*Exercise instructions*: Return exactly and only these lines: the first of the listing through the one containing "import * as".

——————————

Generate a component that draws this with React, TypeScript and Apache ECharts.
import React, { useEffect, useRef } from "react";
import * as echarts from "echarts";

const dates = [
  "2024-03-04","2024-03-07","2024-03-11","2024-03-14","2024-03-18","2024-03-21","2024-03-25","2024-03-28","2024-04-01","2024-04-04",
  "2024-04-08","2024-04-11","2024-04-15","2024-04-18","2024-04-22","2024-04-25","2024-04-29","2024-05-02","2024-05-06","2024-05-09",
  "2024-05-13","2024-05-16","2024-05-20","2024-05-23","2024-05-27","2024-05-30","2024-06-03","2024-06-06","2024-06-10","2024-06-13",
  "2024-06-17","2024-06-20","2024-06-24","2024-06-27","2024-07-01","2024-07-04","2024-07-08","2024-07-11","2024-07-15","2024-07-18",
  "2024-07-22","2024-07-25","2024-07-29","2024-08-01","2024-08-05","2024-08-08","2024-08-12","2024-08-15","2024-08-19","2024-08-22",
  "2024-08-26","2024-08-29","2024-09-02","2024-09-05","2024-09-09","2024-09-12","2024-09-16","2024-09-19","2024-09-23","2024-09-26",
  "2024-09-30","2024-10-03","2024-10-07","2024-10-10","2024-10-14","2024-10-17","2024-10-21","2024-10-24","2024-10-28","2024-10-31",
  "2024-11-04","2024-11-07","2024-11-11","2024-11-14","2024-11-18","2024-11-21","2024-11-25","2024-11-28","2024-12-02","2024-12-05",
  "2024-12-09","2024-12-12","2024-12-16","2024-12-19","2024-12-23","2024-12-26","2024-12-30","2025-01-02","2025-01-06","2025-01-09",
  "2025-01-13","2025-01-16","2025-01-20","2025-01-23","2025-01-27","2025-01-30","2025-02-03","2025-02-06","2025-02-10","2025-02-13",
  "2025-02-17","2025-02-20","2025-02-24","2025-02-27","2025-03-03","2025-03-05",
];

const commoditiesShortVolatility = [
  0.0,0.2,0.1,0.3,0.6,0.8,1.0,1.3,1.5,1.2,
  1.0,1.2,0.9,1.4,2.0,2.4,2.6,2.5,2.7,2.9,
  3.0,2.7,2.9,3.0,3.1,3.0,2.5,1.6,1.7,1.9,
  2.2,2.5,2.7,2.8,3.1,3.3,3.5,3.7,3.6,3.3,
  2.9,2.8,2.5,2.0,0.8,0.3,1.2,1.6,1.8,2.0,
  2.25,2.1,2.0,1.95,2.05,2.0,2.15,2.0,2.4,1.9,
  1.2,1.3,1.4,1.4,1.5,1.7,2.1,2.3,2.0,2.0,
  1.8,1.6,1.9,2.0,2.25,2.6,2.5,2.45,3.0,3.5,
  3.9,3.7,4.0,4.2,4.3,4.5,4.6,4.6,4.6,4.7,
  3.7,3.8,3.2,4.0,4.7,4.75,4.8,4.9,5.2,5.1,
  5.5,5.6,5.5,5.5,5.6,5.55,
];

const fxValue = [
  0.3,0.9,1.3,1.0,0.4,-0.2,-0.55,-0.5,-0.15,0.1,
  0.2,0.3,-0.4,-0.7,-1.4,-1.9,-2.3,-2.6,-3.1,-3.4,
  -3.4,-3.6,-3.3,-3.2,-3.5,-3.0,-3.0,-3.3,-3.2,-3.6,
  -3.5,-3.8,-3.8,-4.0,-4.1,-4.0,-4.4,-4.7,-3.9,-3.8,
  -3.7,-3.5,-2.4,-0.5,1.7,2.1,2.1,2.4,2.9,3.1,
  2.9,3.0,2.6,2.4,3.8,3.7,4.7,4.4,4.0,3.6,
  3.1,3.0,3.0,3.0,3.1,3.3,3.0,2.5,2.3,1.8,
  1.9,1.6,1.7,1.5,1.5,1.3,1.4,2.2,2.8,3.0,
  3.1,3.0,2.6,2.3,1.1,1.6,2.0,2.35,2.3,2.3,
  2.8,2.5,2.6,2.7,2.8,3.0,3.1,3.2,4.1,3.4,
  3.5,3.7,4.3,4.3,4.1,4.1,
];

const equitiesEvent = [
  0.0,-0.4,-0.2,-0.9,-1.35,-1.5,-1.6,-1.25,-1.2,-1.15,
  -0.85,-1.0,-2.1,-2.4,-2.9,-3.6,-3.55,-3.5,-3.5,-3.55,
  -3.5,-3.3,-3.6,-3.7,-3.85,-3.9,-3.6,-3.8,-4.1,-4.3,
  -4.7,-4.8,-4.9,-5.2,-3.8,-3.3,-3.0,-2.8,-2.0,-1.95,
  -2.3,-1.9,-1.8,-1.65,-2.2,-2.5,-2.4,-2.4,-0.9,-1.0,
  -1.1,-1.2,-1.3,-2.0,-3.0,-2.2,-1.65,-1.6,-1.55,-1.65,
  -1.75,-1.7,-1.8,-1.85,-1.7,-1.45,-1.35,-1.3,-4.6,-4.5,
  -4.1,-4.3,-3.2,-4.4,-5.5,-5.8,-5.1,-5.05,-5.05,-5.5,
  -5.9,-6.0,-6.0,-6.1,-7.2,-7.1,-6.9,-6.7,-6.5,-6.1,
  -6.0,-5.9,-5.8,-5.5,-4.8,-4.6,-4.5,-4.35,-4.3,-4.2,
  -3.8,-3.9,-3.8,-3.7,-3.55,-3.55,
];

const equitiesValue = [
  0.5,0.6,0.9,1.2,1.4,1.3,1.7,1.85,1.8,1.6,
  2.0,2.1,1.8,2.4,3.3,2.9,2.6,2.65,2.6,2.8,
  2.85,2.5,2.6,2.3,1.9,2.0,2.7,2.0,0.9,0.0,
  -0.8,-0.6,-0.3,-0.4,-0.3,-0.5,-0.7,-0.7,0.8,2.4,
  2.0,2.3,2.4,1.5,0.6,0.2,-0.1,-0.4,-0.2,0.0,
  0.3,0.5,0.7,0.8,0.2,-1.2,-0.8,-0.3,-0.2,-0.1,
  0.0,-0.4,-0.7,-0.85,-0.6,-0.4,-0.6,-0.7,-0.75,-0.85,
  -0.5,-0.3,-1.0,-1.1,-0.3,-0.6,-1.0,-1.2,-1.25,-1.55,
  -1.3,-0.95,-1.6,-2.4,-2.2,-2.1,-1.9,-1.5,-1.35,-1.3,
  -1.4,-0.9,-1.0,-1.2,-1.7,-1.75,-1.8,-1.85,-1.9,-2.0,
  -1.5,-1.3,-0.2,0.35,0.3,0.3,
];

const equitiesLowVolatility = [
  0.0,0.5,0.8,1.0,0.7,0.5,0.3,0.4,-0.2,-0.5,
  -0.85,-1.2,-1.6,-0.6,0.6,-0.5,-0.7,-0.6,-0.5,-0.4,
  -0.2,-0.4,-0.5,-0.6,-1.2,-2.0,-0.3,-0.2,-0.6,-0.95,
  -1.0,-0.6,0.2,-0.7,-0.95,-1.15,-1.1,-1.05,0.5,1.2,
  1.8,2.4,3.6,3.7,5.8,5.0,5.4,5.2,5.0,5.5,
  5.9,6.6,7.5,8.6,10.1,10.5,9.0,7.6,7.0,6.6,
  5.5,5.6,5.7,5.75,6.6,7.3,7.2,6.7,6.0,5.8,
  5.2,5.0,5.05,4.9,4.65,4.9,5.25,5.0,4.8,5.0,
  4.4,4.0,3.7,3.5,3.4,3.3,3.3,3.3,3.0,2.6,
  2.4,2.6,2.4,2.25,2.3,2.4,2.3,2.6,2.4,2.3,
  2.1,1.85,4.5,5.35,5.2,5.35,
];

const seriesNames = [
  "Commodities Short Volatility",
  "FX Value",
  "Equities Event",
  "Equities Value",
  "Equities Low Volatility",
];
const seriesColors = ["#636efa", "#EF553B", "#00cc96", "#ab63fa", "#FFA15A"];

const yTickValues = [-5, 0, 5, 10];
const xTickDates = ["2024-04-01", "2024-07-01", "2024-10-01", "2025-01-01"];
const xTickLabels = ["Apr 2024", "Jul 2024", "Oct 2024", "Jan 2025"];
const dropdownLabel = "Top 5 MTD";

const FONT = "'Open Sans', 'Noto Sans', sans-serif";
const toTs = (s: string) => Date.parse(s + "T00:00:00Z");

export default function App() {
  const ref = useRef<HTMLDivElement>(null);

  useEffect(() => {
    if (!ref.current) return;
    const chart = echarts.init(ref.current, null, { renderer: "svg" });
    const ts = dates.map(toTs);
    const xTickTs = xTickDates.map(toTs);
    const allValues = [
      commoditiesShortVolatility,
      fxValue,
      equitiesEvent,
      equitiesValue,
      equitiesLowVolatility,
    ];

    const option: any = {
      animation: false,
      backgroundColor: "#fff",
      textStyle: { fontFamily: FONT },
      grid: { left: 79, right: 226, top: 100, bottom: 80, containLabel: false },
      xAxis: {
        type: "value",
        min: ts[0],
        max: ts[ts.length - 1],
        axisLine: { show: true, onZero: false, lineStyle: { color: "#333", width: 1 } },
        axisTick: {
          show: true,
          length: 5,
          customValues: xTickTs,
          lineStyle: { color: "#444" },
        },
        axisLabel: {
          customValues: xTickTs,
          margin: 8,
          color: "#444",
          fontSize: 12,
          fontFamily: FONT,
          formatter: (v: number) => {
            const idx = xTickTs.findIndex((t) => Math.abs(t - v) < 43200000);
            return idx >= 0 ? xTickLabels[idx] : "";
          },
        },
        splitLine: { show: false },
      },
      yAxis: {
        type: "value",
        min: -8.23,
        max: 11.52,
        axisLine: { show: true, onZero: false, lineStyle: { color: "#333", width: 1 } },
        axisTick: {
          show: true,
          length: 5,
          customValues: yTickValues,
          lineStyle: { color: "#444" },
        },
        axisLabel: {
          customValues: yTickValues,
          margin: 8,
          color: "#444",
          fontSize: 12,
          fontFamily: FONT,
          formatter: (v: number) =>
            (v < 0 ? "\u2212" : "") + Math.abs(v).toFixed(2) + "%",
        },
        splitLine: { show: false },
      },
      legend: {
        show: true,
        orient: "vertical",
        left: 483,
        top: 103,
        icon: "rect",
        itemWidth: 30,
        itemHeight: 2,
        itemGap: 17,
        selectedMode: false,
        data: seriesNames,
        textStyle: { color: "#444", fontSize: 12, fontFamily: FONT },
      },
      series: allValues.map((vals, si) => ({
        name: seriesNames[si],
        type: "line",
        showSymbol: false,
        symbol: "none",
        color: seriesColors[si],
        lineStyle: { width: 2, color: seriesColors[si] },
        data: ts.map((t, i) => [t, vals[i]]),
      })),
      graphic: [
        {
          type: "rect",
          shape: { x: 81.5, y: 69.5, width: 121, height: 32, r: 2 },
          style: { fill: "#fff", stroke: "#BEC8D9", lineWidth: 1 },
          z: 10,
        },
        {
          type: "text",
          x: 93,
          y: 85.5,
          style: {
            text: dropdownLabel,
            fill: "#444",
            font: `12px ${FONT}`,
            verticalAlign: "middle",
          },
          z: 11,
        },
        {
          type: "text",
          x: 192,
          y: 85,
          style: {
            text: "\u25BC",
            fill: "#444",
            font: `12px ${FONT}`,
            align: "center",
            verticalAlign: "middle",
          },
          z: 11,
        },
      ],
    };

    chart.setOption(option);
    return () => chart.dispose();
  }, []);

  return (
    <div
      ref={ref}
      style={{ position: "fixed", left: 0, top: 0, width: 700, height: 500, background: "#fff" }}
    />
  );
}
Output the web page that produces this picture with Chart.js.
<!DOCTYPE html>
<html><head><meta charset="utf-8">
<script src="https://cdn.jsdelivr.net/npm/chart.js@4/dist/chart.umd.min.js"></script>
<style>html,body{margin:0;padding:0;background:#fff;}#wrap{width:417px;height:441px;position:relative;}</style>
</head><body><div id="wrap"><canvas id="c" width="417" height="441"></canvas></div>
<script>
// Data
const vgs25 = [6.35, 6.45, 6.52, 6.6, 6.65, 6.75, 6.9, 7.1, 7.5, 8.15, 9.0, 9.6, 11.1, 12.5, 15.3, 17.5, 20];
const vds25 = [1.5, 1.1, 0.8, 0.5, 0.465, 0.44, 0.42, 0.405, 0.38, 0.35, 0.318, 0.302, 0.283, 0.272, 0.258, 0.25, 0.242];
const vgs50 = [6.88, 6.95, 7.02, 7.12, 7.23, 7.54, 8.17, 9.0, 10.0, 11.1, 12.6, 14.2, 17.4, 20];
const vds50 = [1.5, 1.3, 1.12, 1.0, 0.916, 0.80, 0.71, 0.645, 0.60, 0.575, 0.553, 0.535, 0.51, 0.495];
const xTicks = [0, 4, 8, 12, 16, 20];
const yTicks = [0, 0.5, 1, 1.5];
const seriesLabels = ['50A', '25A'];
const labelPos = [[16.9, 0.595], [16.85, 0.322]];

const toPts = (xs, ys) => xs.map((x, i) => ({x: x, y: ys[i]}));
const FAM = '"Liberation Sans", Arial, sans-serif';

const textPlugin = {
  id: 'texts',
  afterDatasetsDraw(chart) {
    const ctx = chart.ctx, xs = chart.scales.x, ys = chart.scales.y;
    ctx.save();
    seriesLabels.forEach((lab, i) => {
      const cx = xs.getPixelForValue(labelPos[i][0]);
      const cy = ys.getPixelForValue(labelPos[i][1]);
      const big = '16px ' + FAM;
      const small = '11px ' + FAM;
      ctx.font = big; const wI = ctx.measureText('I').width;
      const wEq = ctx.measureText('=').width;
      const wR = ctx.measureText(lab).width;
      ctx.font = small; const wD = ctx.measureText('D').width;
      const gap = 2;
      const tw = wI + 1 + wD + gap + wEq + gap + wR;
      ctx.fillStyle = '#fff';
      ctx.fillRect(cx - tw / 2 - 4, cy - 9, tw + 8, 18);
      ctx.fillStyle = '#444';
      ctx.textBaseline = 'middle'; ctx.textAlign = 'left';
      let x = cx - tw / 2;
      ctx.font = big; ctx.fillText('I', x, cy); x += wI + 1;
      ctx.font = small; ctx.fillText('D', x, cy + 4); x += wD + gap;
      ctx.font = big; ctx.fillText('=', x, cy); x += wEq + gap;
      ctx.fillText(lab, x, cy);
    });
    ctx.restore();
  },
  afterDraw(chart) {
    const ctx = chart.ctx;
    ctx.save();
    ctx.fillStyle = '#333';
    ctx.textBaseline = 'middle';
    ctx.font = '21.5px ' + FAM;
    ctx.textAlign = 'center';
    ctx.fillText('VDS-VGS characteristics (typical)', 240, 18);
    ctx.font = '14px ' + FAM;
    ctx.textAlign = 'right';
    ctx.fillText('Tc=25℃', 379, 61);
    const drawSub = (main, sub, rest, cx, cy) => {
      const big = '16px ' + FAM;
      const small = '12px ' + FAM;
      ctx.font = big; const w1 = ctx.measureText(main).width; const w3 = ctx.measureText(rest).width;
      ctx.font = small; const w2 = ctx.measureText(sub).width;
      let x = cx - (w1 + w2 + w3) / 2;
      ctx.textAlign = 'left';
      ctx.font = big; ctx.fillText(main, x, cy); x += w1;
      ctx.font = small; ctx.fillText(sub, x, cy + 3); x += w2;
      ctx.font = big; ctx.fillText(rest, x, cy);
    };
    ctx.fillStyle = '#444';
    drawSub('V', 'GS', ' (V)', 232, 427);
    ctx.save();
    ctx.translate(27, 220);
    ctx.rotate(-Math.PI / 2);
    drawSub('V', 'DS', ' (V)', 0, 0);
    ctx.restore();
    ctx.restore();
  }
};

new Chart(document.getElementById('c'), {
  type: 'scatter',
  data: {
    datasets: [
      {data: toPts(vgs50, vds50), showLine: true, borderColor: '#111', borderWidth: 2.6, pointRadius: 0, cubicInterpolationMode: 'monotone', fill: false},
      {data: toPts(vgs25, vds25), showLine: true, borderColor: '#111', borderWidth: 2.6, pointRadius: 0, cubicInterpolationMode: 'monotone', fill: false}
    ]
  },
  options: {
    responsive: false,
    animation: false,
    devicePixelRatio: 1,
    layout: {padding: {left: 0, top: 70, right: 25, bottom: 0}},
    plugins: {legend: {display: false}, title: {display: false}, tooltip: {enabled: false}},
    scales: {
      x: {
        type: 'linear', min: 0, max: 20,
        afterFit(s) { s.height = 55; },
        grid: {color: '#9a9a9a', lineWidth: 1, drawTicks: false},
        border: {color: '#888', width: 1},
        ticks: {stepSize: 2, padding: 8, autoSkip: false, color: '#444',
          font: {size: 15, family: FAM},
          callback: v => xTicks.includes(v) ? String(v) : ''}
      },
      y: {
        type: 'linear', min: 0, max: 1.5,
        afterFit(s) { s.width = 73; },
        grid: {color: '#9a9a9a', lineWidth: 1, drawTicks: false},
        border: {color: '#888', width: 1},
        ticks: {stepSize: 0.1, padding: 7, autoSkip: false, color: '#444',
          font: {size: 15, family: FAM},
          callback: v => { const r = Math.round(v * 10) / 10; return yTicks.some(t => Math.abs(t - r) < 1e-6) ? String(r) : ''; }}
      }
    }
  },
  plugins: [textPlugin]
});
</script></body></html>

——————————

*The reply*:
Generate a component that draws this with React, TypeScript and Apache ECharts.
import React, { useEffect, useRef } from "react";
import * as echarts from "echarts";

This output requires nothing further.